Using RStudio, load dataset from URL.

# Possible solution for ubuntu RCurl
# In the terminal:
sudo apt-get install libcurl4-openssl-dev

Head of data, transcript ID from htseq-count:

head_fly_htseq_data

A major assumption of MANOVA is that variables within each treatment level come from a multivariate normal distribution.

What’s the difference between a multivariate normal distribution and just a normal distribution? Generalization of one-dimensional (univariate) normal distribution to higher dimensions. Setup linear model first for univariate data, then set nested functions together.

https://stat.ethz.ch/R-manual/R-devel/library/stats/html/summary.manova.html

Look at dataset transcript counts. Lots of zeros. If we ran the model, it might crash and give errors because of all these zeros. Let’s look at one transcript.

# just insert one of the transcripts,
# color by fly type "fly"
# set alpha to 0.5
ggplot(dataset)+geom_density(aes(x=FBgn0000022,fill=fly,alpha=0.5))

single_transcript_densityplot_histogram_smoothed_by_fly

Data are not normally distributed. Y axis is proportion of data. The above graphic looks different with the same data if you look at it with histogram function:

ggplot(dataset)+geom_histogram(aes(x=FBgn0000022,fill=fly,alpha=0.5))

histogram

Bins of counts for this particular transcript. Change to another transcript:

ggplot(dataset)+geom_histogram(aes(x=FBgn0000056,fill=fly,alpha=0.5),binwidth=100)

different_transcript

See info on ggplot graphics in References section below. First, add data to ggplot function. Then add ‘aes’ layers. The ‘aes’ means aesthetic which adds features to the graphic.

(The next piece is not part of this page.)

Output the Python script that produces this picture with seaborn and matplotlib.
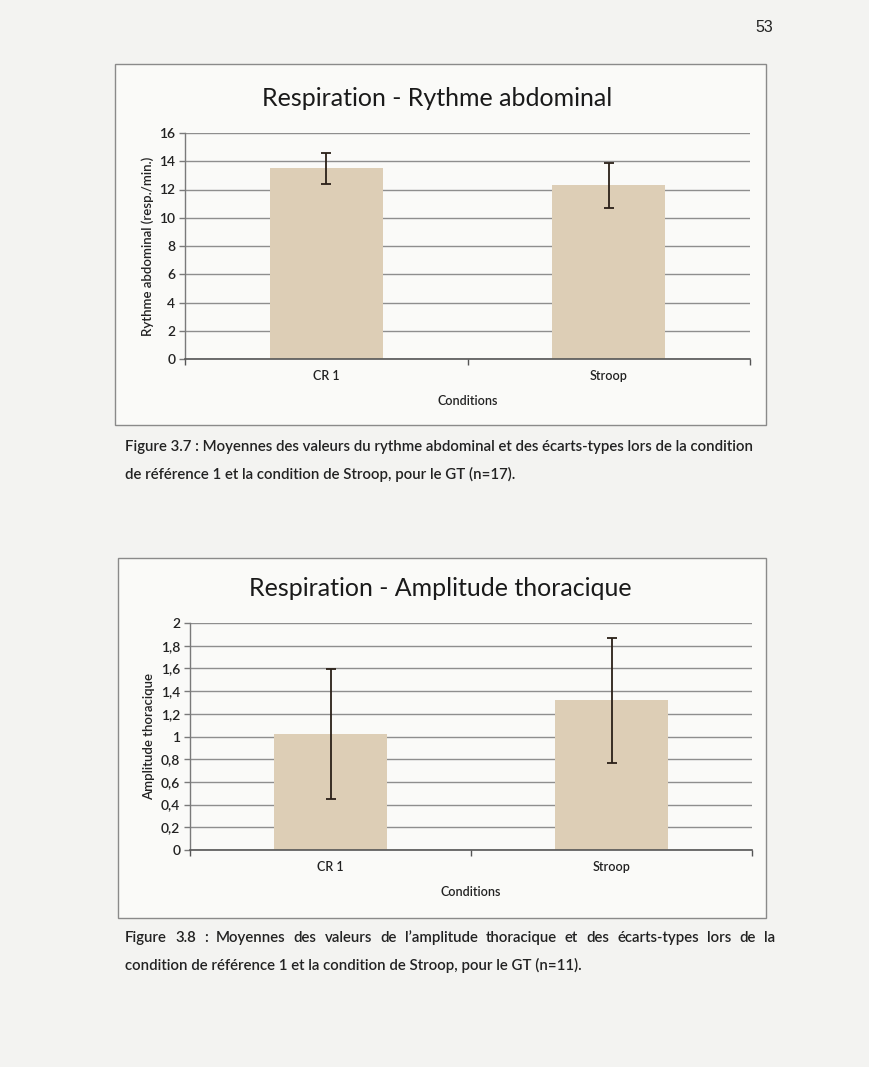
import numpy as np
import pandas as pd
import matplotlib
matplotlib.use("Agg")
import matplotlib.pyplot as plt
import seaborn as sns
from matplotlib.patches import Rectangle
from matplotlib.ticker import FuncFormatter, FixedLocator

# --- Data ---
conditions = ["CR 1", "Stroop"]
rythme_mean = [13.5, 12.3]
rythme_sd = [1.1, 1.6]
ampl_mean = [1.02, 1.32]
ampl_sd = [0.575, 0.55]
rythme_ticks = [0, 2, 4, 6, 8, 10, 12, 14, 16]
ampl_ticks = [0, 0.2, 0.4, 0.6, 0.8, 1.0, 1.2, 1.4, 1.6, 1.8, 2.0]

# --- Styling ---
sns.set_theme(style="white")
plt.rcParams['font.family'] = ['Lato', 'DejaVu Sans']
page_bg = "#F3F3F1"
box_bg = "#FAFAF8"
bar_color = "#DDCEB6"
grid_color = "#8E8E8E"
text_color = "#222222"

W, H = 870, 1067
fig = plt.figure(figsize=(W / 100, H / 100), dpi=100, facecolor=page_bg)


def px_rect(left, top, right, bottom):
    return [left / W, (H - bottom) / H, (right - left) / W, (bottom - top) / H]


def comma_fmt(v, pos):
    return f"{v:g}".replace(".", ",")


def draw_chart(ax, means, sds, ticks, title, ylabel, title_xy):
    df = pd.DataFrame({"Condition": conditions, "Value": means})
    sns.barplot(data=df, x="Condition", y="Value", color=bar_color,
                saturation=1, width=0.4, linewidth=0, ax=ax, zorder=2)
    ax.errorbar(x=[0, 1], y=means, yerr=sds, fmt="none", ecolor="#2a2018",
                elinewidth=1.3, capsize=3.5, capthick=1.3, zorder=3)
    ax.set_facecolor("none")
    ax.set_xlim(-0.5, 1.5)
    ax.set_ylim(ticks[0], ticks[-1])
    ax.yaxis.set_major_locator(FixedLocator(ticks))
    ax.yaxis.set_major_formatter(FuncFormatter(comma_fmt))
    ax.yaxis.grid(True, color=grid_color, linewidth=1.0, zorder=0)
    ax.set_axisbelow(True)
    for s in ["top", "right"]:
        ax.spines[s].set_visible(False)
    ax.spines["left"].set_color("#7a7a7a")
    ax.spines["bottom"].set_color("#555555")
    ax.spines["left"].set_linewidth(1.0)
    ax.spines["bottom"].set_linewidth(1.2)
    ax.tick_params(axis="y", which="major", length=4, width=1, color="#7a7a7a",
                   labelsize=10, labelcolor=text_color, pad=3, left=True)
    ax.tick_params(axis="x", which="major", length=0, labelsize=9,
                   labelcolor=text_color, pad=8)
    ax.set_xticks([-0.5, 0.5, 1.5], minor=True)
    ax.tick_params(axis="x", which="minor", length=4, width=1, color="#555555",
                   bottom=True)
    for lab in ax.get_xticklabels() + ax.get_yticklabels():
        lab.set_fontweight("semibold")
    ax.set_xlabel("Conditions", fontsize=9, color=text_color, labelpad=9,
                  fontweight="semibold")
    ax.set_ylabel(ylabel, fontsize=9.5, color=text_color, labelpad=4,
                  fontweight="semibold")
    fig.text(title_xy[0] / W, 1 - title_xy[1] / H, title, fontsize=18,
             ha="center", va="center", color="#1a1a1a")


def justified(words, x0, x1, y, size, weight):
    renderer = fig.canvas.get_renderer()
    texts = [fig.text(0, 1 - y / H, w, fontsize=size, color=text_color,
                      va="baseline", fontweight=weight) for w in words]
    widths = [t.get_window_extent(renderer).width for t in texts]
    gap = (x1 - x0 - sum(widths)) / (len(words) - 1)
    x = x0
    for t, w in zip(texts, widths):
        t.set_x(x / W)
        x += w + gap


# --- Page number ---
fig.text(755 / W, 1 - 27 / H, "53", fontsize=11.5, ha="left", va="center",
         color=text_color, family=["Liberation Sans", "DejaVu Sans"])

# --- Chart boxes (behind the axes) ---
fig.patches.append(Rectangle((115 / W, 1 - 425 / H), (766 - 115) / W, (425 - 64) / H,
                             transform=fig.transFigure, facecolor=box_bg,
                             edgecolor="#8a8a8a", linewidth=1.0, zorder=-5))
fig.patches.append(Rectangle((118 / W, 1 - 918 / H), (766 - 118) / W, (918 - 558) / H,
                             transform=fig.transFigure, facecolor=box_bg,
                             edgecolor="#8a8a8a", linewidth=1.0, zorder=-5))

# --- Chart 1 ---
ax1 = fig.add_axes(px_rect(185, 133, 750, 359))
draw_chart(ax1, rythme_mean, rythme_sd, rythme_ticks,
           "Respiration - Rythme abdominal", "Rythme abdominal (resp./min.)",
           (437, 99))

# --- Chart 2 ---
ax2 = fig.add_axes(px_rect(190, 623, 752, 850))
draw_chart(ax2, ampl_mean, ampl_sd, ampl_ticks,
           "Respiration - Amplitude thoracique", "Amplitude thoracique",
           (440, 588))

# --- Captions ---
cap_size = 10.8
cap_weight = "semibold"
fig.text(125 / W, 1 - 451 / H,
         "Figure 3.7 : Moyennes des valeurs du rythme abdominal et des écarts-types lors de la condition",
         fontsize=cap_size, color=text_color, va="baseline", fontweight=cap_weight)
fig.text(125 / W, 1 - 479 / H,
         "de référence 1 et la condition de Stroop, pour le GT (n=17).",
         fontsize=cap_size, color=text_color, va="baseline", fontweight=cap_weight)
justified("Figure 3.8 : Moyennes des valeurs de l’amplitude thoracique et des écarts-types lors de la".split(),
          125, 775, 942, cap_size, cap_weight)
fig.text(125 / W, 1 - 970 / H,
         "condition de référence 1 et la condition de Stroop, pour le GT (n=11).",
         fontsize=cap_size, color=text_color, va="baseline", fontweight=cap_weight)

fig.savefig("out.png", dpi=100, facecolor=page_bg)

Run a MANOVA demonstrating Wilk’s lambda test, multivariate generalization of F-distribution.

Permanova, permutations of F stastistic. ?adonis Think of data like cloud, shuffles data around, gets p values, asks how often data are close within distance of alpha.

Challenge:

adonis(decostand(dataset[,-c(1:3)],method="pa")~dataset$fly*dataset$type,method="jaccard")

Tutorial, part 2:

https://github.com/ngs-docs/angus/blob/2015/week3/visualizations/multivariate-viz/visualizations.md

Samples are unlabeled, can we figure out what groups they belong to based on similarity?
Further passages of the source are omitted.